Recipe
Ingredients:
• 2 cups Spelt flour (can swap for gluten free flour mix or all-purpose)
• 1 ¼ cup fresh blueberries, picked over for stems and any mushy berries
• ½ cup coconut sugar
• ¼ cup light brown sugar, packed or sub for more coconut sugar
• 1 stick unsalted butter, softened to room temperature
• 2 large eggs
• 5.3oz vanilla yogurt, I used DF
• 2 tablespoons milk, I used oat milk
• 1 ½ teaspoon baking soda
• ½ teaspoon baking powder
• ½ teaspoon salt
• Optional a handful of white chocolate chips (about ~1/4 cup)
Method:
1.) Preheat oven to 350F and line a bread pan with parchment paper. In a large bowl combine the flour, sugars, baking soda, baking powder and salt.

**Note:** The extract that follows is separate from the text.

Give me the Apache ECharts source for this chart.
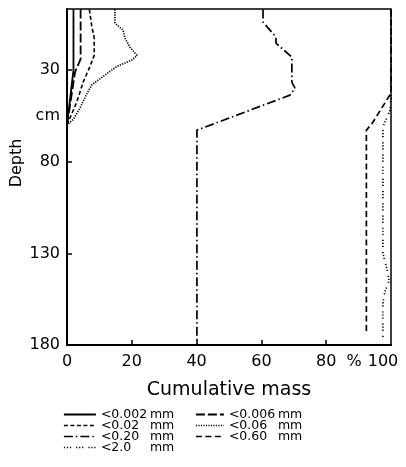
<!DOCTYPE html>
<html>
<head>
<meta charset="utf-8">
<script src="https://cdn.jsdelivr.net/npm/echarts@6/dist/echarts.min.js"></script>
<style>html,body{margin:0;padding:0;background:#fff}#c{width:406px;height:467px}</style>
</head>
<body>
<div id="c"></div>
<script>
// ---- data (cumulative mass %, by depth cm) ----
const depth002 = [-3, 30, 60, 180];
const mass002  = [2.0, 2.0, 0, 0];

const depth006 = [-3, 24, 31, 60, 180];
const mass006  = [4.2, 4.2, 2.5, 0, 0];

const depth02 = [-3, 5.5, 12.6, 22, 28, 36.6, 47.5, 60, 180];
const mass02  = [6.9, 7.6, 8.4, 8.4, 7.1, 5.0, 3.0, 0, 0];

const depth06 = [-3, 4.4, 8.2, 12.6, 17.5, 22, 24.6, 28, 32.8, 38, 42.6, 50.8, 57, 60, 180];
const mass06  = [14.8, 14.8, 17.3, 17.9, 19.4, 21.6, 20.0, 15.4, 11.7, 7.7, 6.2, 4.0, 1.9, 0, 0];

const depth20 = [-3, 3.8, 12, 15.3, 23, 36.6, 40, 43.7, 62.8, 180];
const mass20  = [60.5, 60.5, 64.5, 64.5, 69.4, 69.4, 70.4, 68.8, 40.1, 40.1];

const depth60 = [-3, 42.6, 58.5, 62.8, 174];
const mass60  = [100, 100, 94.4, 92.4, 92.4];

const depth2mm = [-3, 45, 52, 61, 130, 139, 145, 151, 157, 176.5];
const mass2mm  = [100, 100, 99.7, 97.5, 97.5, 98.8, 99.4, 98.1, 97.5, 97.5];

const names = ['<0.002 mm', '<0.006 mm', '<0.02 mm', '<0.06 mm', '<0.20 mm', '<0.60 mm', '<2.0 mm'];
const xTickValues = [0, 20, 40, 60, 80, 100];
const yTickValues = [30, 80, 130, 180];
const yUnitPos = 55;      // where "cm" sits
const xUnitPos = 88.6;    // where "%" sits

// ---- build ----
function zip(m, d) { return m.map((v, i) => [v, d[i]]); }
const seriesData = [
  zip(mass002, depth002), zip(mass006, depth006), zip(mass02, depth02),
  zip(mass06, depth06), zip(mass20, depth20), zip(mass60, depth60), zip(mass2mm, depth2mm)
];
const dashes = [
  'solid',
  [9, 3],
  [4, 2.5],
  [1.2, 1.3],
  [9, 3, 1.5, 3],
  [6, 3.5],
  [1.2, 1.8, 1.2, 1.8, 1.2, 5]
];
const widths = [1.8, 1.8, 1.6, 1.7, 1.7, 1.7, 1.7];

const FONT = 'DejaVu Sans';
const chart = echarts.init(document.getElementById('c'), null, {renderer: 'canvas'});

const series = names.map((n, i) => ({
  name: n,
  type: 'line',
  data: seriesData[i],
  symbol: 'none',
  showSymbol: false,
  legendIcon: 'none',
  silent: true,
  animation: false,
  lineStyle: {color: '#000', width: widths[i], type: dashes[i], cap: 'butt'},
  itemStyle: {color: '#000'},
  z: 3
}));

function legendFmt(name) {
  const p = name.split(' ');
  return '{a|' + p[0] + '}{b|' + p[1] + '}';
}
const legendText = {
  fontFamily: FONT, fontSize: 12.5, color: '#000', lineHeight: 11,
  rich: {
    a: {fontFamily: FONT, fontSize: 12.5, width: 49, lineHeight: 11, color: '#000'},
    b: {fontFamily: FONT, fontSize: 12.5, lineHeight: 11, color: '#000'}
  }
};
const legendCommon = {
  orient: 'vertical', top: 408, itemGap: -2, padding: 0, height: 60,
  itemHeight: 8, formatter: legendFmt, textStyle: legendText, selectedMode: false,
  itemStyle: {opacity: 0},
  lineStyle: {width: 'inherit', type: 'inherit', color: '#000'}
};

chart.setOption({
  animation: false,
  backgroundColor: '#fff',
  grid: {left: 67, right: 15, top: 9, bottom: 122, show: true, borderColor: '#000', borderWidth: 1.5,
         backgroundColor: 'transparent', containLabel: false, outerBoundsMode: 'none'},
  xAxis: {
    type: 'value', min: 0, max: 100,
    name: 'Cumulative mass', nameLocation: 'middle', nameGap: 36, nameMoveOverlap: false,
    nameTextStyle: {fontFamily: FONT, fontSize: 19, color: '#000'},
    axisLine: {show: true, onZero: false, lineStyle: {color: '#000', width: 2}},
    axisTick: {show: true, inside: true, length: 5, customValues: [20, 40, 60, 80], lineStyle: {color: '#000', width: 1.5}},
    axisLabel: {
      customValues: xTickValues.concat([xUnitPos]),
      margin: 9, fontFamily: FONT, fontSize: 16, color: '#000',
      formatter: v => (Math.abs(v - xUnitPos) < 1e-6 ? '%' : (v === 100 ? '{r|100}' : String(v))),
      rich: {r: {fontFamily: FONT, fontSize: 16, color: '#000', padding: [0, 16, 0, 0]}}
    },
    splitLine: {show: false}
  },
  yAxis: {
    type: 'value', inverse: true, min: -3.3, max: 180,
    name: 'Depth', nameLocation: 'middle', nameGap: 42, nameMoveOverlap: false,
    nameTextStyle: {fontFamily: FONT, fontSize: 16, color: '#000', padding: [0, 0, 0, 28]},
    axisLine: {show: true, onZero: false, lineStyle: {color: '#000', width: 2}},
    axisTick: {show: true, inside: true, length: 5, customValues: yTickValues, lineStyle: {color: '#000', width: 1.5}},
    axisLabel: {
      customValues: yTickValues.concat([yUnitPos]),
      margin: 7, fontFamily: FONT, fontSize: 16, color: '#000',
      formatter: v => (v === yUnitPos ? 'cm' : String(v))
    },
    splitLine: {show: false}
  },
  legend: [
    Object.assign({}, legendCommon, {data: [names[0], names[2], names[4], names[6]], left: 63, itemWidth: 32}),
    Object.assign({}, legendCommon, {data: [names[1], names[3], names[5]], left: 195, itemWidth: 28})
  ],
  series: series
});
</script>
</body>
</html>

2.) In another bowl or stand mixer add the softened butter, eggs, yogurt and milk. Beat till mixed about 2 minutes. Slowly add in the flour mixture till fully incorporated. Do not over mix.
3.) Remove mixer and grab a rubber spatula. Gently fold in the blueberries trying not to break them open. Then if using white chocolate chips, fold in also. Pour batter into bread pan.
4.) Bake for 50-60 minutes, checking often after 45-minute mark. Test with toothpick test. Let sit in pan till cool.